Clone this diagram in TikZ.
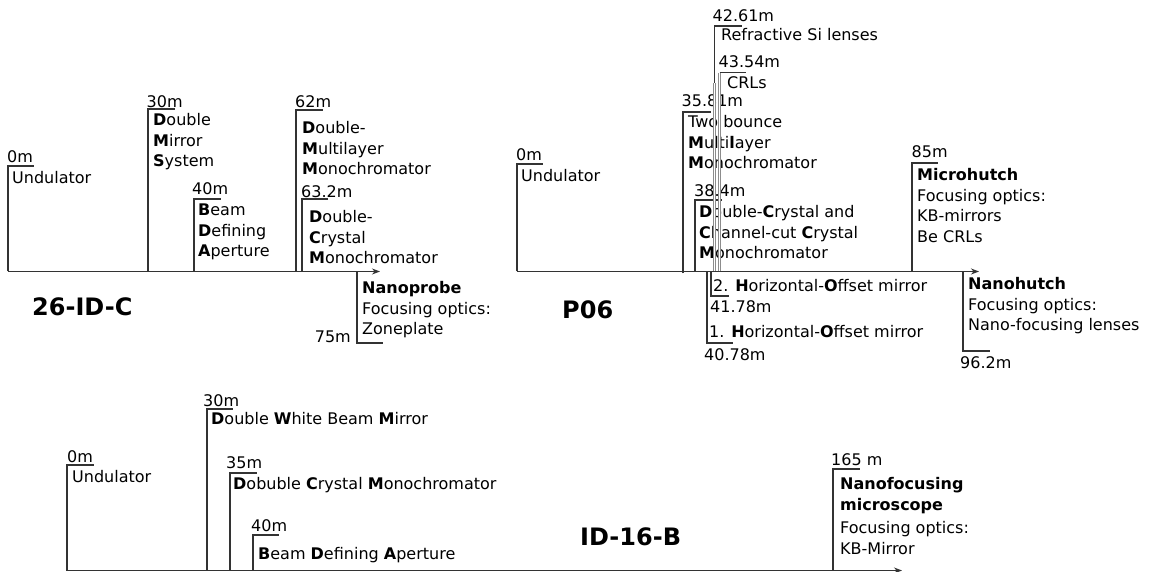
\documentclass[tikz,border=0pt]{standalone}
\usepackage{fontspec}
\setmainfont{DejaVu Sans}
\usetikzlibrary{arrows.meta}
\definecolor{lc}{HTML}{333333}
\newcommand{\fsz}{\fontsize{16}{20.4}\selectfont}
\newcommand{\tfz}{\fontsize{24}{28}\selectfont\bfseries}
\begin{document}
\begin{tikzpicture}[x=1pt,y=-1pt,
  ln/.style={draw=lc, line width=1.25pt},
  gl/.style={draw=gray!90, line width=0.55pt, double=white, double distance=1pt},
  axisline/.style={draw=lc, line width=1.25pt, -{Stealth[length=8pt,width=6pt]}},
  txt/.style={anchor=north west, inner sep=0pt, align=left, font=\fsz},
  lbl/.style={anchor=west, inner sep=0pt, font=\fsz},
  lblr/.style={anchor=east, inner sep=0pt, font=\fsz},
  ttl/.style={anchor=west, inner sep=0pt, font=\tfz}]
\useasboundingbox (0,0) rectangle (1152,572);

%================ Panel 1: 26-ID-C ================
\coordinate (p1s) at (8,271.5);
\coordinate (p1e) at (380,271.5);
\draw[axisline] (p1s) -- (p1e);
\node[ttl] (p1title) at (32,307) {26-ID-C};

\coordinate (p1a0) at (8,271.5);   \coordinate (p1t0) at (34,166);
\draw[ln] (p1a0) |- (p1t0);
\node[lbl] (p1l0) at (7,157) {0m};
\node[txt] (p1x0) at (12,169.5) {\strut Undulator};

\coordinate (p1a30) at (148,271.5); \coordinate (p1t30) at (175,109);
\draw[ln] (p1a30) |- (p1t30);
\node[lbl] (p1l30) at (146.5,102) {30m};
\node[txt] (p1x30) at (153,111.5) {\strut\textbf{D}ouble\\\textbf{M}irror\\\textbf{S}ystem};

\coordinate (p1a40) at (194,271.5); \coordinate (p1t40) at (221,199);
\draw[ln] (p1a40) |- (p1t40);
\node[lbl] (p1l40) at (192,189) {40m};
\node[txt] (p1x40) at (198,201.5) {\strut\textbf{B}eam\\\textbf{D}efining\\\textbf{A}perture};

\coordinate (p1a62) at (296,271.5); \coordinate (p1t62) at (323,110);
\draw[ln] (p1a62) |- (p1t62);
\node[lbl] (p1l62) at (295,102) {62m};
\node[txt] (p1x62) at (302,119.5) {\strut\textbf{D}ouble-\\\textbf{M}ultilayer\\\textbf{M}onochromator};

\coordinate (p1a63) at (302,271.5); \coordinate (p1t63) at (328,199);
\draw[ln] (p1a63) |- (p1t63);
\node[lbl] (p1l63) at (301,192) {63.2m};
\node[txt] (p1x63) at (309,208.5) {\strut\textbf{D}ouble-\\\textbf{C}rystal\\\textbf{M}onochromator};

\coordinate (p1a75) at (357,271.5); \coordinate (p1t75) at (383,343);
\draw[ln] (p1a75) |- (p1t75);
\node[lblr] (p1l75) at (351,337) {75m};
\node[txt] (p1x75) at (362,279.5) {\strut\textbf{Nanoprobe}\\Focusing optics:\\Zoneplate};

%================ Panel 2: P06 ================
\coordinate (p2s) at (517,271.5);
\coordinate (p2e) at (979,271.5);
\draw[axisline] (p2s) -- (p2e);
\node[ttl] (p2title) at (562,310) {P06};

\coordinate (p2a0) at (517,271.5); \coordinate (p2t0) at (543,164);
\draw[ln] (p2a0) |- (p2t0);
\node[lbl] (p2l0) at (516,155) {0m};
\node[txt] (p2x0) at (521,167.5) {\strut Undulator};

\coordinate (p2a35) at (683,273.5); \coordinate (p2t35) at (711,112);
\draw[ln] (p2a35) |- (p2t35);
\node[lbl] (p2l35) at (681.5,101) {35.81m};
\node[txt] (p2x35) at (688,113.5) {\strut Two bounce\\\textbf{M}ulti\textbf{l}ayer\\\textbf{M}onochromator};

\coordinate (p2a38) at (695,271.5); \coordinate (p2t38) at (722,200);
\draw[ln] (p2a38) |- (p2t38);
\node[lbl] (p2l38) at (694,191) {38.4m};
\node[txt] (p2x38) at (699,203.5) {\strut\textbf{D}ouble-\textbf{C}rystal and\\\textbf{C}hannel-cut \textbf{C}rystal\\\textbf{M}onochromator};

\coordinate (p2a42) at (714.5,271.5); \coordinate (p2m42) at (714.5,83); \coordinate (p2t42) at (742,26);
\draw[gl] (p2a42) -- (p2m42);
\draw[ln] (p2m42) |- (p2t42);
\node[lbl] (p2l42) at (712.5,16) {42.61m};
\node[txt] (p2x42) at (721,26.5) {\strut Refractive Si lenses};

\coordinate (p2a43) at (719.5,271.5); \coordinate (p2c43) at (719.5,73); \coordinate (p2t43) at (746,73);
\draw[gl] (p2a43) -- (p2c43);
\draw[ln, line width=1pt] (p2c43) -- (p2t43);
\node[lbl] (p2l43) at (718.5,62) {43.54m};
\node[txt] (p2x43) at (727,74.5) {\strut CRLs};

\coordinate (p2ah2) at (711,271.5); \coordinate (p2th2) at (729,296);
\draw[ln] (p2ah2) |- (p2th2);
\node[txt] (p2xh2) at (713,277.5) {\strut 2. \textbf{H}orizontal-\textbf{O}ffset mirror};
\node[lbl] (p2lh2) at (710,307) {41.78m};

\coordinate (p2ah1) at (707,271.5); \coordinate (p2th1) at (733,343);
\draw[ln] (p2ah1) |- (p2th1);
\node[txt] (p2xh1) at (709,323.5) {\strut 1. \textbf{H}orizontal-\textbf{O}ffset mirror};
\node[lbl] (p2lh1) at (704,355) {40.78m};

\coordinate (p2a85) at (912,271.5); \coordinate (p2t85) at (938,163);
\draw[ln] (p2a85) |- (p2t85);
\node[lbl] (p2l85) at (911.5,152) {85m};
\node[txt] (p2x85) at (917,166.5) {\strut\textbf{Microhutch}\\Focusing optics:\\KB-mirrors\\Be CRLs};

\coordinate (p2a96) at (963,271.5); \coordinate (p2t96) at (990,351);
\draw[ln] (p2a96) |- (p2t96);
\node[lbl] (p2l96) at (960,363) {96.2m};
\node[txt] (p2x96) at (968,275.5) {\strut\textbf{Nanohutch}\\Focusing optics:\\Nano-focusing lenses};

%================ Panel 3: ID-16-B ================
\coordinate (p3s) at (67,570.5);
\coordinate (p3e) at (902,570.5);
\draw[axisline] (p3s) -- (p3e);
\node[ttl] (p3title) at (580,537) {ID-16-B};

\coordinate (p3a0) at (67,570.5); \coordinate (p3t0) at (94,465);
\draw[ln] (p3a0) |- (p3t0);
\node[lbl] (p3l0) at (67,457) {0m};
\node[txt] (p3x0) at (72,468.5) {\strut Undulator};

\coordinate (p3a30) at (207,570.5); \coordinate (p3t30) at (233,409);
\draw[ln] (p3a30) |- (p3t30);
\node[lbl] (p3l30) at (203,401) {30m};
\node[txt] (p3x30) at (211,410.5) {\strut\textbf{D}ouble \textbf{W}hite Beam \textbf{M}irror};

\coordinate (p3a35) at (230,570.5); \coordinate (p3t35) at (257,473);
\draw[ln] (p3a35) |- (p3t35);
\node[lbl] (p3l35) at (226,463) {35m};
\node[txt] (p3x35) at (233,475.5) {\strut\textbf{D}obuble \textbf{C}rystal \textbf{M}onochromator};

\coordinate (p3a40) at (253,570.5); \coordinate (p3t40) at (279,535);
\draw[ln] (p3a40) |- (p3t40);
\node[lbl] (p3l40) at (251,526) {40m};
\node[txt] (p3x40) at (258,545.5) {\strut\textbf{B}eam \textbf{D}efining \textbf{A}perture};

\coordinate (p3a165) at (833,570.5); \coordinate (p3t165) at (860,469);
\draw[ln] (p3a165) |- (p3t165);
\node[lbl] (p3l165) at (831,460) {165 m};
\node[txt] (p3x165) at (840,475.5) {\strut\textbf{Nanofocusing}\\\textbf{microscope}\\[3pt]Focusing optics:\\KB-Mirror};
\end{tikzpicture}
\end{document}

Directions for this task:
Up to and including the line containing "(0,0) rectangle (1152,572);", repeat every line from the start of the data, but none of the pictures.

Exercise solution:
Clone this diagram in TikZ.
\documentclass[tikz,border=0pt]{standalone}
\usepackage{fontspec}
\setmainfont{DejaVu Sans}
\usetikzlibrary{arrows.meta}
\definecolor{lc}{HTML}{333333}
\newcommand{\fsz}{\fontsize{16}{20.4}\selectfont}
\newcommand{\tfz}{\fontsize{24}{28}\selectfont\bfseries}
\begin{document}
\begin{tikzpicture}[x=1pt,y=-1pt,
  ln/.style={draw=lc, line width=1.25pt},
  gl/.style={draw=gray!90, line width=0.55pt, double=white, double distance=1pt},
  axisline/.style={draw=lc, line width=1.25pt, -{Stealth[length=8pt,width=6pt]}},
  txt/.style={anchor=north west, inner sep=0pt, align=left, font=\fsz},
  lbl/.style={anchor=west, inner sep=0pt, font=\fsz},
  lblr/.style={anchor=east, inner sep=0pt, font=\fsz},
  ttl/.style={anchor=west, inner sep=0pt, font=\tfz}]
\useasboundingbox (0,0) rectangle (1152,572);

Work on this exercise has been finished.